= INSTRUCTIONS TO FOLLOW =
Retype the lines from the first one in the records down to the line containing "(0,0) rectangle (850,618);", counting both, and leave out any pictures.

= PROVIDED RECORDS =
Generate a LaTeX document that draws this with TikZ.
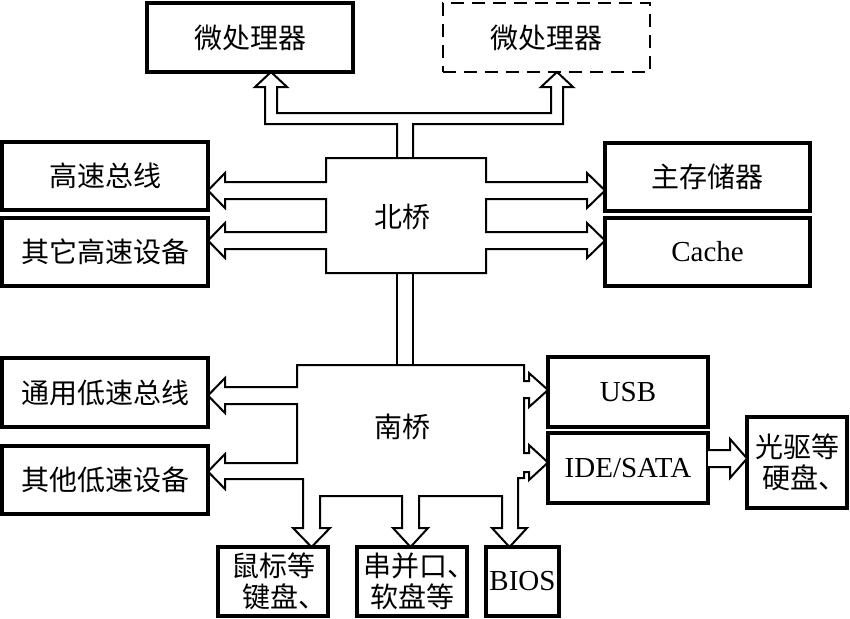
\documentclass[tikz,border=0pt]{standalone}
\usepackage{fontspec}
\setmainfont{Liberation Serif}
\newfontfamily\cjk{Noto Sans CJK SC}
\newcommand\diafs{\fontsize{28}{31}\selectfont}
\newcommand\latfs{\fontsize{29}{31}\selectfont}
\newcommand\halfdun{\makebox[0.5em][l]{、}}
\begin{document}
\begin{tikzpicture}[x=1pt,y=-1pt,
  box/.style 2 args={draw, line width=3.1pt, minimum width=#1, minimum height=#2,
    inner sep=0pt, outer sep=0pt, align=center},
  cj/.style={font=\diafs\cjk},
  lt/.style={font=\latfs},
  outl/.style={line width=2pt, line join=miter},
  fat/.style={line width=2pt, line join=miter, fill=white}]
\useasboundingbox (0,0) rectangle (850,618);

% ---------- boxes ----------
\node[box={206}{69}, cj] (mp1) at (250,37.5) {微处理器};
\node[box={207}{69}, cj, dashed, dash pattern=on 13pt off 8pt, line width=2.4pt] (mp2) at (546.5,37.5) {微处理器};
\node[box={206}{68}, cj] (hsb) at (105,176) {高速总线};
\node[box={206}{68}, cj] (ohs) at (105,252) {其它高速设备};
\node[box={205}{68}, cj] (mem) at (707.5,177) {主存储器};
\node[box={205}{68}, lt] (cache) at (707.5,252) {Cache};
\node[box={206}{69}, cj] (gen) at (105,392.5) {通用低速总线};
\node[box={206}{68}, cj] (olo) at (105,480) {其他低速设备};
\node[box={160}{70}, lt] (usb) at (628,392) {USB};
\node[box={160}{70}, lt] (ide) at (628,468) {IDE/SATA};
\node[box={100}{91}, cj] (opt) at (797,462.5) {光驱等\\硬盘\halfdun};
\node[box={110}{69}, cj] (kb) at (273,581.5) {鼠标等\\\hspace{8pt}键盘\halfdun};
\node[box={110}{69}, cj] (ser) at (412,581.5) {串并口\halfdun\\软盘等\hspace{14pt}};
\node[box={73}{69}, lt] (bios) at (522.5,581.5) {BIOS};

% ---------- bridge labels ----------
\node[cj] (nb) at (402,217) {北桥};
\node[cj] (sb) at (402,427) {南桥};

% ---------- north bridge outline with its four fat arrows ----------
\draw[outl] (326,158) -- (486,158) -- (486,182) -- (587,182) -- (587,173)
  -- (mem.west |- 0,190.5) -- (587,208) -- (587,199) -- (486,199) -- (486,232)
  -- (587,232) -- (587,223) -- (cache.west |- 0,240.5) -- (587,258) -- (587,249)
  -- (486,249) -- (486,273) -- (326,273) -- (326,249) -- (225,249) -- (225,258)
  -- (ohs.east |- 0,240.5) -- (225,223) -- (225,232) -- (326,232) -- (326,199)
  -- (225,199) -- (225,208) -- (hsb.east |- 0,190.5) -- (225,173) -- (225,182)
  -- (326,182) -- cycle;

% ---------- bus from north bridge up to both processors ----------
\draw[outl] (397,158) -- (397,124) -- (265,124) -- (265,87) -- (255,87)
  -- (271,0 |- mp1.south) -- (287,87) -- (277,87) -- (277,113) -- (551,113)
  -- (551,87) -- (541,87) -- (557,0 |- mp2.south) -- (573,87) -- (563,87)
  -- (563,124) -- (413,124) -- (413,158);

% ---------- link north bridge -- south bridge ----------
\draw[outl] (397,273) -- (397,365);
\draw[outl] (413,273) -- (413,365);

% ---------- south bridge outline with its fat arrows ----------
\draw[outl] (297,365) -- (524,365) -- (524,381) -- (529,381) -- (529,373)
  -- (usb.west |- 0,390) -- (529,407) -- (529,398) -- (524,398) -- (524,453)
  -- (529,453) -- (529,445) -- (ide.west |- 0,462.5) -- (529,480) -- (529,472)
  -- (524,472) -- (524,478) -- (518,478) -- (518,528) -- (527,528)
  -- (bios.north -| 509.5,0) -- (492,528) -- (502,528) -- (502,496)
  -- (419,496) -- (419,528) -- (428,528) -- (ser.north -| 410.5,0)
  -- (393,528) -- (402,528) -- (402,496) -- (320,496) -- (320,528) -- (330,528)
  -- (kb.north -| 311.5,0) -- (293,528) -- (303,528) -- (303,479) -- (225,479)
  -- (225,489) -- (olo.east |- 0,471.5) -- (225,454) -- (225,463) -- (297,463)
  -- (297,404) -- (225,404) -- (225,413) -- (gen.east |- 0,395.5) -- (225,378)
  -- (225,387) -- (297,387) -- cycle;

% ---------- IDE/SATA to drives ----------
\path[fat, draw] (ide.east |- 0,450) -- (730,450) -- (730,439)
  -- (opt.west |- 0,458.5) -- (730,478) -- (730,467) -- (ide.east |- 0,467);
\end{tikzpicture}
\end{document}
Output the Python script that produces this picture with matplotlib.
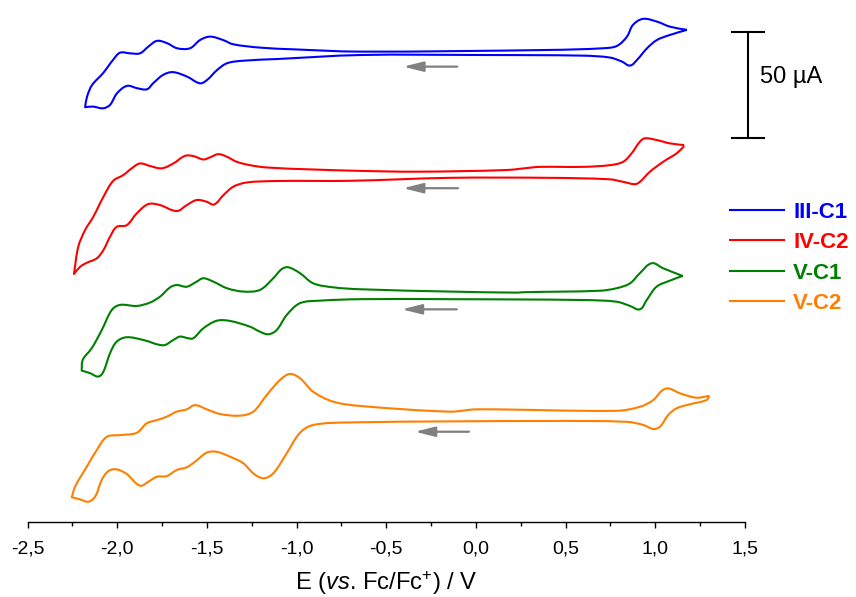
import matplotlib
matplotlib.use("Agg")
import matplotlib.pyplot as plt
from matplotlib.path import Path
from matplotlib.patches import PathPatch
from matplotlib.lines import Line2D
import numpy as np

plt.rcParams['font.family'] = ['Liberation Sans', 'DejaVu Sans']
plt.rcParams['mathtext.fontset'] = 'custom'
plt.rcParams['mathtext.rm'] = 'Liberation Sans'
plt.rcParams['mathtext.it'] = 'Liberation Sans:italic'

# ---------------- data (E in V vs Fc/Fc+, current in µA relative to each trace's baseline) ----------------
labels = ['III-C1', 'IV-C2', 'V-C1', 'V-C2']
colors = ['#0000FF', '#FF0000', '#008000', '#FF7F00']
offsets = [223.3, 164.1, 107.4, 50.6]   # vertical stacking offsets, µA

# III-C1 : reduction sweep (right -> left) then return sweep (left -> right)
E_III_C1 = [1.176, 1.082, 1.009, 0.954, 0.898, 0.859, 0.814, 0.747, 0.597, 0.039, -0.646, -1.109,
            -1.298, -1.388, -1.443, -1.499, -1.538, -1.611, -1.689, -1.744, -1.800, -1.834, -1.889,
            -1.945, -2.001, -2.040, -2.079, -2.135, -2.179,
            -2.168, -2.140, -2.079, -2.023, -1.984, -1.928, -1.873, -1.826, -1.778, -1.722, -1.666,
            -1.594, -1.538, -1.482, -1.410, -1.354, -1.204, -1.020, -0.646, 0.413, 0.708, 0.786,
            0.842, 0.875, 0.931, 1.009, 1.082, 1.176]
I_III_C1 = [9.5, 7.1, 4.7, 0.8, -4.7, -7.4, -5.5, -3.6, -2.7, -2.4, -2.4, -4.3,
            -5.1, -6.3, -9.5, -14.2, -15.8, -12.6, -10.5, -11.8, -15.8, -18.6, -18.1,
            -17.0, -20.5, -26.0, -27.6, -26.8, -27.1,
            -22.1, -16.6, -11.0, -4.7, -1.3, -1.6, -1.6, 1.6, 4.3, 3.2, 0.8,
            0.8, 4.7, 6.3, 4.7, 2.7, 1.1, 0.3, -0.8, 0.0, 0.8, 1.9,
            6.3, 11.8, 14.7, 13.4, 11.0, 9.5]

E_IV_C2 = [1.161, 1.119, 1.044, 0.970, 0.914, 0.887, 0.821, 0.747, 0.413, -0.145, -0.702, -1.111,
           -1.278, -1.353, -1.408, -1.460, -1.501, -1.557, -1.612, -1.668, -1.761, -1.826, -1.891,
           -1.947, -2.003, -2.040, -2.077, -2.114, -2.170, -2.207, -2.241,
           -2.217, -2.179, -2.133, -2.077, -2.022, -1.966, -1.919, -1.873, -1.817, -1.752, -1.687,
           -1.622, -1.576, -1.520, -1.482, -1.436, -1.389, -1.334, -1.260, -1.166, -0.925, -0.646,
           -0.330, 0.171, 0.301, 0.357, 0.597, 0.747, 0.821, 0.868, 0.914, 0.942, 1.007, 1.082, 1.161]
I_IV_C2 = [13.7, 10.3, 6.3, 1.6, -3.2, -4.3, -3.2, -2.0, -1.3, -1.3, -2.7, -2.8,
           -3.5, -5.5, -9.5, -13.9, -12.6, -11.8, -14.2, -17.0, -14.2, -13.7, -18.1,
           -23.7, -24.5, -29.2, -35.5, -39.4, -41.5, -43.4, -46.8,
           -33.9, -26.0, -19.7, -10.3, -2.7, 0.0, 3.2, 5.5, 4.3, 3.2, 5.5,
           9.1, 9.0, 7.4, 8.4, 9.9, 8.7, 6.3, 4.7, 3.6, 2.7, 2.0,
           1.6, 2.4, 3.5, 3.9, 3.9, 4.7, 6.3, 10.3, 15.8, 17.4, 16.6, 15.0, 14.2]

E_V_C1 = [1.152, 1.082, 1.007, 0.952, 0.914, 0.859, 0.785, 0.598, -0.145, -0.646, -0.869, -0.981,
          -1.055, -1.111, -1.157, -1.204, -1.260, -1.371, -1.445, -1.520, -1.576, -1.603, -1.650,
          -1.687, -1.743, -1.854, -1.947, -2.003, -2.040, -2.077, -2.105, -2.151, -2.198,
          -2.192, -2.142, -2.086, -2.030, -1.984, -1.891, -1.817, -1.761, -1.705, -1.668, -1.612,
          -1.557, -1.520, -1.464, -1.389, -1.297, -1.204, -1.130, -1.083, -1.046, -0.981, -0.907,
          -0.795, -0.646, -0.145, 0.227, 0.264, 0.691, 0.785, 0.859, 0.914, 0.980, 1.044, 1.152]
I_V_C1 = [9.0, 6.8, 3.9, -2.4, -6.8, -5.2, -3.2, -2.4, -2.0, -2.0, -2.7, -3.9,
          -9.5, -16.6, -18.6, -17.4, -15.0, -12.3, -12.2, -15.8, -20.5, -20.5, -19.7,
          -21.3, -23.8, -21.3, -20.0, -22.1, -27.6, -36.3, -38.6, -37.0, -35.8,
          -30.7, -25.2, -16.6, -7.1, -4.7, -5.2, -3.6, -0.8, 3.6, 4.7, 3.9,
          6.3, 7.9, 6.3, 3.2, 1.6, 2.4, 7.9, 12.2, 13.1, 10.3, 5.5,
          3.6, 2.7, 1.6, 1.1, 1.3, 2.0, 3.2, 5.5, 10.3, 15.0, 12.6, 9.0]

E_V_C2 = [1.301, 1.286, 1.193, 1.119, 1.072, 1.026, 0.989, 0.933, 0.840, 0.413, -0.702, -0.907,
          -0.981, -1.055, -1.130, -1.185, -1.241, -1.297, -1.371, -1.445, -1.501, -1.566, -1.612,
          -1.668, -1.724, -1.779, -1.826, -1.873, -1.947, -2.003, -2.049, -2.086, -2.123, -2.161,
          -2.207, -2.253,
          -2.235, -2.170, -2.114, -2.058, -1.984, -1.891, -1.835, -1.779, -1.724, -1.668, -1.612,
          -1.566, -1.501, -1.427, -1.315, -1.241, -1.166, -1.092, -1.037, -0.981, -0.907, -0.795,
          -0.646, -0.145, 0.004, 0.785, 0.914, 0.989, 1.035, 1.072, 1.137, 1.230, 1.301]
I_V_C2 = [9.1, 7.1, 5.1, 3.2, 0.0, -5.5, -6.6, -4.7, -3.2, -2.8, -3.5, -4.7,
          -8.4, -18.1, -27.6, -29.9, -27.6, -22.8, -19.7, -17.4, -17.8, -22.1, -24.7,
          -26.0, -28.9, -29.2, -31.5, -33.4, -27.9, -25.7, -26.5, -30.7, -38.6, -41.0,
          -39.9, -38.9,
          -33.9, -24.5, -16.6, -10.3, -9.5, -8.4, -3.9, -2.4, -0.8, 1.6, 2.7,
          4.7, 2.7, 0.5, -0.3, 1.6, 9.5, 16.6, 19.4, 17.4, 11.0, 6.3,
          4.3, 1.6, 2.7, 2.0, 3.9, 7.1, 11.4, 12.6, 10.3, 8.2, 9.1]

E_series = [E_III_C1, E_IV_C2, E_V_C1, E_V_C2]
I_series = [I_III_C1, I_IV_C2, I_V_C1, I_V_C2]

# scan-direction arrows: (E start, E end, current level) per trace
arrow_E_start = [-0.104, -0.100, -0.107, -0.039]
arrow_E_end = [-0.405, -0.406, -0.413, -0.340]
arrow_I = [215.4, 157.9, 100.6, 42.7]

xticks = [-2.5, -2.0, -1.5, -1.0, -0.5, 0.0, 0.5, 1.0, 1.5]
xticklabels = ['-2,5', '-2,0', '-1,5', '-1,0', '-0,5', '0,0', '0,5', '1,0', '1,5']
scale_bar_uA = 50

# ---------------- figure ----------------
W, H = 856, 597
fig = plt.figure(figsize=(W / 100, H / 100), dpi=100)
ax = fig.add_axes([27.5 / W, 75 / H, 717.5 / W, 517 / H])
ax.set_xlim(-2.5, 1.5)
ax.set_ylim(0, 517 / 2.114)

# approximate screen aspect (px per V, px per µA), used only to shape smooth Bezier joins
SX, SY = 179.4, 2.114


def smooth_loop(E, I):
    """Bezier path passing through every measured point; sharp corners at the switching potentials."""
    P = np.column_stack([np.asarray(E, float) * SX, np.asarray(I, float) * SY])
    k = int(np.argmin(E))
    verts = [P[0]]
    codes = [Path.MOVETO]
    for seg in (P[:k + 1], P[k:]):
        n = len(seg)
        T = np.zeros_like(seg)
        for i in range(n):
            if i == 0:
                d = seg[1] - seg[0]
            elif i == n - 1:
                d = seg[-1] - seg[-2]
            else:
                d = seg[i + 1] - seg[i - 1]
            T[i] = d / np.hypot(*d)
        for i in range(n - 1):
            L = np.hypot(*(seg[i + 1] - seg[i]))
            verts += [seg[i] + T[i] * L / 3, seg[i + 1] - T[i + 1] * L / 3, seg[i + 1]]
            codes += [Path.CURVE4] * 3
    verts = np.array(verts) / [SX, SY]
    return Path(verts, codes)


handles = []
for E, I, off, c, lab in zip(E_series, I_series, offsets, colors, labels):
    path = smooth_loop(E, np.asarray(I) + off)
    ax.add_patch(PathPatch(path, facecolor='none', edgecolor=c, lw=1.5, joinstyle='round'))
    handles.append(Line2D([], [], color=c, lw=1.5))

for e0, e1, y in zip(arrow_E_start, arrow_E_end, arrow_I):
    ax.annotate('', xy=(e1, y), xytext=(e0, y),
                arrowprops=dict(arrowstyle='-|>,head_length=0.6,head_width=0.15',
                                mutation_scale=20, color='#808080', lw=1.6,
                                shrinkA=0, shrinkB=0))

# spines / ticks
for s in ['left', 'right', 'top']:
    ax.spines[s].set_visible(False)
ax.spines['bottom'].set_linewidth(1.0)
ax.set_yticks([])
ax.set_xticks(xticks)
ax.set_xticklabels(xticklabels, fontsize=14)
ax.set_xticks(np.arange(-2.5, 1.51, 0.25), minor=True)
ax.tick_params(axis='x', which='major', direction='out', length=4.5, width=1.0, pad=8.5)
ax.tick_params(axis='x', which='minor', direction='out', length=2.6, width=1.0)
ax.set_xlabel(r'E ($\mathit{vs}$. Fc/Fc$^{+}$) / V', fontsize=17.1, labelpad=9)

# scale bar
top = 231.8
xb = 1.515
ax.plot([xb, xb], [top - scale_bar_uA, top], color='black', lw=1.5, clip_on=False)
ax.plot([1.426, 1.606], [top, top], color='black', lw=1.5, clip_on=False)
ax.plot([1.426, 1.606], [top - scale_bar_uA, top - scale_bar_uA], color='black', lw=1.5, clip_on=False)
ax.text(1.583, 210.5, '50 µA', fontsize=17, ha='left', va='center', clip_on=False)

leg = ax.legend(handles=handles, labels=labels, loc='upper left',
                bbox_to_anchor=(730 / W, (H - 201.5) / H), bbox_transform=fig.transFigure,
                frameon=False, borderpad=0, borderaxespad=0, handlelength=2.45,
                handletextpad=0.4, labelspacing=0.43,
                prop={'weight': 'bold', 'size': 16}, labelcolor=colors)

fig.savefig('out.png', dpi=100)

= REPLY TO THE EXERCISE =
Generate a LaTeX document that draws this with TikZ.
\documentclass[tikz,border=0pt]{standalone}
\usepackage{fontspec}
\setmainfont{Liberation Serif}
\newfontfamily\cjk{Noto Sans CJK SC}
\newcommand\diafs{\fontsize{28}{31}\selectfont}
\newcommand\latfs{\fontsize{29}{31}\selectfont}
\newcommand\halfdun{\makebox[0.5em][l]{、}}
\begin{document}
\begin{tikzpicture}[x=1pt,y=-1pt,
  box/.style 2 args={draw, line width=3.1pt, minimum width=#1, minimum height=#2,
    inner sep=0pt, outer sep=0pt, align=center},
  cj/.style={font=\diafs\cjk},
  lt/.style={font=\latfs},
  outl/.style={line width=2pt, line join=miter},
  fat/.style={line width=2pt, line join=miter, fill=white}]
\useasboundingbox (0,0) rectangle (850,618);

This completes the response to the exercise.